### Aim of the exercise
Quote all lines below exactly. Images stay out.

### Given material
^^^^

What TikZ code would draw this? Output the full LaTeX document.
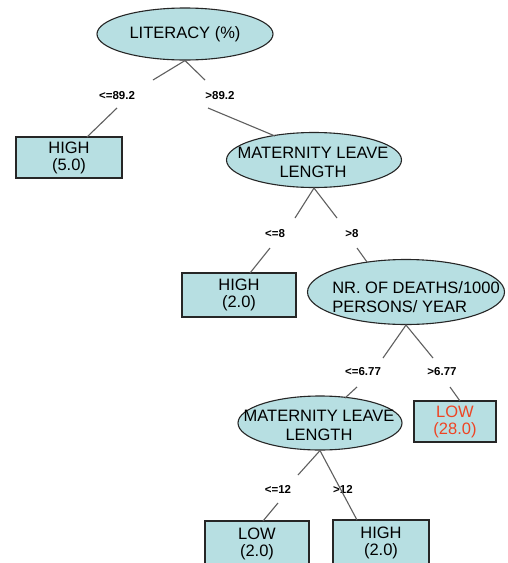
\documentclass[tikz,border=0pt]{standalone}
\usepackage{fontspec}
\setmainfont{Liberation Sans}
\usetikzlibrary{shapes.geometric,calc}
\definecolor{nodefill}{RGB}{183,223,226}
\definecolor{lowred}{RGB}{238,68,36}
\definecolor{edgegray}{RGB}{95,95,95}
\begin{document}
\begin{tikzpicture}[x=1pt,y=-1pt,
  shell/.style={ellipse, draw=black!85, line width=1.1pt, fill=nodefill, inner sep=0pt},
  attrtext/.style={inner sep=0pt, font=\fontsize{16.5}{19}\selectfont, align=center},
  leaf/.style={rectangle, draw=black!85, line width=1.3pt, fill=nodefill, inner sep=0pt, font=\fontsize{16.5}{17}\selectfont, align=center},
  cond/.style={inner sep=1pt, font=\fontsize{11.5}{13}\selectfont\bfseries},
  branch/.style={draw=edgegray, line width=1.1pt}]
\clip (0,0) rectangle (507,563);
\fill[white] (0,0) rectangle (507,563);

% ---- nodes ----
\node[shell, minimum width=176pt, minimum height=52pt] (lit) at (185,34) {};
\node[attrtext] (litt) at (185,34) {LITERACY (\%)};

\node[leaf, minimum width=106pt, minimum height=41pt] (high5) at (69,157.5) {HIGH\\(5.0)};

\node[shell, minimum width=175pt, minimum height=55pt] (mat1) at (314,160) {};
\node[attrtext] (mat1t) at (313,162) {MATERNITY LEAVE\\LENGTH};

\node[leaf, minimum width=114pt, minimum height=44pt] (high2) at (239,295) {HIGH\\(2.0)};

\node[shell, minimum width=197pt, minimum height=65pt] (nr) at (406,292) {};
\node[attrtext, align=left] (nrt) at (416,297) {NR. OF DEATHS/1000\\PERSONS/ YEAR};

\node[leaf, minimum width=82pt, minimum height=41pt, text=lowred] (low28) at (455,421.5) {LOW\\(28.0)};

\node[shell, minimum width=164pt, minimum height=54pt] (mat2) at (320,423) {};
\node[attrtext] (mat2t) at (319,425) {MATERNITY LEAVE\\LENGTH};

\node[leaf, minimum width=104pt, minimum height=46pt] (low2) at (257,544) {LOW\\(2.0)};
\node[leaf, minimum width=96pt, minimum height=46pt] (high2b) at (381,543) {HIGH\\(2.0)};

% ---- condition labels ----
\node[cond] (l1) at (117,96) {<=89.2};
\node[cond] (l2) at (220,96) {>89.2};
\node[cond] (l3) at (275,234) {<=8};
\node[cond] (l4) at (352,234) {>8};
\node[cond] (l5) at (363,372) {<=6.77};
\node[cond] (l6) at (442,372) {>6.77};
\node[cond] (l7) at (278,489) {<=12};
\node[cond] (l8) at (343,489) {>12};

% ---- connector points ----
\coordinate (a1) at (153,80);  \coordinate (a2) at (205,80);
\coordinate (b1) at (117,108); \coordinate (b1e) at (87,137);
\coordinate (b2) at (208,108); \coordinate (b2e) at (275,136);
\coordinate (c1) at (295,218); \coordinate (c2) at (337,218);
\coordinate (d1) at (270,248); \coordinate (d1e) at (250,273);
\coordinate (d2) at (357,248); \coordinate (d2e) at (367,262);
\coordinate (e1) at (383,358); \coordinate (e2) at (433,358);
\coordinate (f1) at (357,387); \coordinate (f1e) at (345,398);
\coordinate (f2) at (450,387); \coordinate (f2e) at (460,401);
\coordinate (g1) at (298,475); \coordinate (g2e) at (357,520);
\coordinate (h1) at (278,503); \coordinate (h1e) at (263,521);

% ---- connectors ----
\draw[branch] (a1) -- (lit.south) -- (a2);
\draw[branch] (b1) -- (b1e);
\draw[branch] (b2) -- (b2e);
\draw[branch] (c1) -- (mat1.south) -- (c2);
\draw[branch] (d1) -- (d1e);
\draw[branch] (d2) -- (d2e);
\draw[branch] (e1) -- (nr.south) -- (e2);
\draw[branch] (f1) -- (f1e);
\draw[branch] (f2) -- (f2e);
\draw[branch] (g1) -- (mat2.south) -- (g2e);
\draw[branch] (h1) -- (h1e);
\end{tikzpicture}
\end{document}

^^^^

### Reply to the exercise
What TikZ code would draw this? Output the full LaTeX document.
\documentclass[tikz,border=0pt]{standalone}
\usepackage{fontspec}
\setmainfont{Liberation Sans}
\usetikzlibrary{shapes.geometric,calc}
\definecolor{nodefill}{RGB}{183,223,226}
\definecolor{lowred}{RGB}{238,68,36}
\definecolor{edgegray}{RGB}{95,95,95}
\begin{document}
\begin{tikzpicture}[x=1pt,y=-1pt,
  shell/.style={ellipse, draw=black!85, line width=1.1pt, fill=nodefill, inner sep=0pt},
  attrtext/.style={inner sep=0pt, font=\fontsize{16.5}{19}\selectfont, align=center},
  leaf/.style={rectangle, draw=black!85, line width=1.3pt, fill=nodefill, inner sep=0pt, font=\fontsize{16.5}{17}\selectfont, align=center},
  cond/.style={inner sep=1pt, font=\fontsize{11.5}{13}\selectfont\bfseries},
  branch/.style={draw=edgegray, line width=1.1pt}]
\clip (0,0) rectangle (507,563);
\fill[white] (0,0) rectangle (507,563);

% ---- nodes ----
\node[shell, minimum width=176pt, minimum height=52pt] (lit) at (185,34) {};
\node[attrtext] (litt) at (185,34) {LITERACY (\%)};

\node[leaf, minimum width=106pt, minimum height=41pt] (high5) at (69,157.5) {HIGH\\(5.0)};

\node[shell, minimum width=175pt, minimum height=55pt] (mat1) at (314,160) {};
\node[attrtext] (mat1t) at (313,162) {MATERNITY LEAVE\\LENGTH};

\node[leaf, minimum width=114pt, minimum height=44pt] (high2) at (239,295) {HIGH\\(2.0)};

\node[shell, minimum width=197pt, minimum height=65pt] (nr) at (406,292) {};
\node[attrtext, align=left] (nrt) at (416,297) {NR. OF DEATHS/1000\\PERSONS/ YEAR};

\node[leaf, minimum width=82pt, minimum height=41pt, text=lowred] (low28) at (455,421.5) {LOW\\(28.0)};

\node[shell, minimum width=164pt, minimum height=54pt] (mat2) at (320,423) {};
\node[attrtext] (mat2t) at (319,425) {MATERNITY LEAVE\\LENGTH};

\node[leaf, minimum width=104pt, minimum height=46pt] (low2) at (257,544) {LOW\\(2.0)};
\node[leaf, minimum width=96pt, minimum height=46pt] (high2b) at (381,543) {HIGH\\(2.0)};

% ---- condition labels ----
\node[cond] (l1) at (117,96) {<=89.2};
\node[cond] (l2) at (220,96) {>89.2};
\node[cond] (l3) at (275,234) {<=8};
\node[cond] (l4) at (352,234) {>8};
\node[cond] (l5) at (363,372) {<=6.77};
\node[cond] (l6) at (442,372) {>6.77};
\node[cond] (l7) at (278,489) {<=12};
\node[cond] (l8) at (343,489) {>12};

% ---- connector points ----
\coordinate (a1) at (153,80);  \coordinate (a2) at (205,80);
\coordinate (b1) at (117,108); \coordinate (b1e) at (87,137);
\coordinate (b2) at (208,108); \coordinate (b2e) at (275,136);
\coordinate (c1) at (295,218); \coordinate (c2) at (337,218);
\coordinate (d1) at (270,248); \coordinate (d1e) at (250,273);
\coordinate (d2) at (357,248); \coordinate (d2e) at (367,262);
\coordinate (e1) at (383,358); \coordinate (e2) at (433,358);
\coordinate (f1) at (357,387); \coordinate (f1e) at (345,398);
\coordinate (f2) at (450,387); \coordinate (f2e) at (460,401);
\coordinate (g1) at (298,475); \coordinate (g2e) at (357,520);
\coordinate (h1) at (278,503); \coordinate (h1e) at (263,521);

% ---- connectors ----
\draw[branch] (a1) -- (lit.south) -- (a2);
\draw[branch] (b1) -- (b1e);
\draw[branch] (b2) -- (b2e);
\draw[branch] (c1) -- (mat1.south) -- (c2);
\draw[branch] (d1) -- (d1e);
\draw[branch] (d2) -- (d2e);
\draw[branch] (e1) -- (nr.south) -- (e2);
\draw[branch] (f1) -- (f1e);
\draw[branch] (f2) -- (f2e);
\draw[branch] (g1) -- (mat2.south) -- (g2e);
\draw[branch] (h1) -- (h1e);
\end{tikzpicture}
\end{document}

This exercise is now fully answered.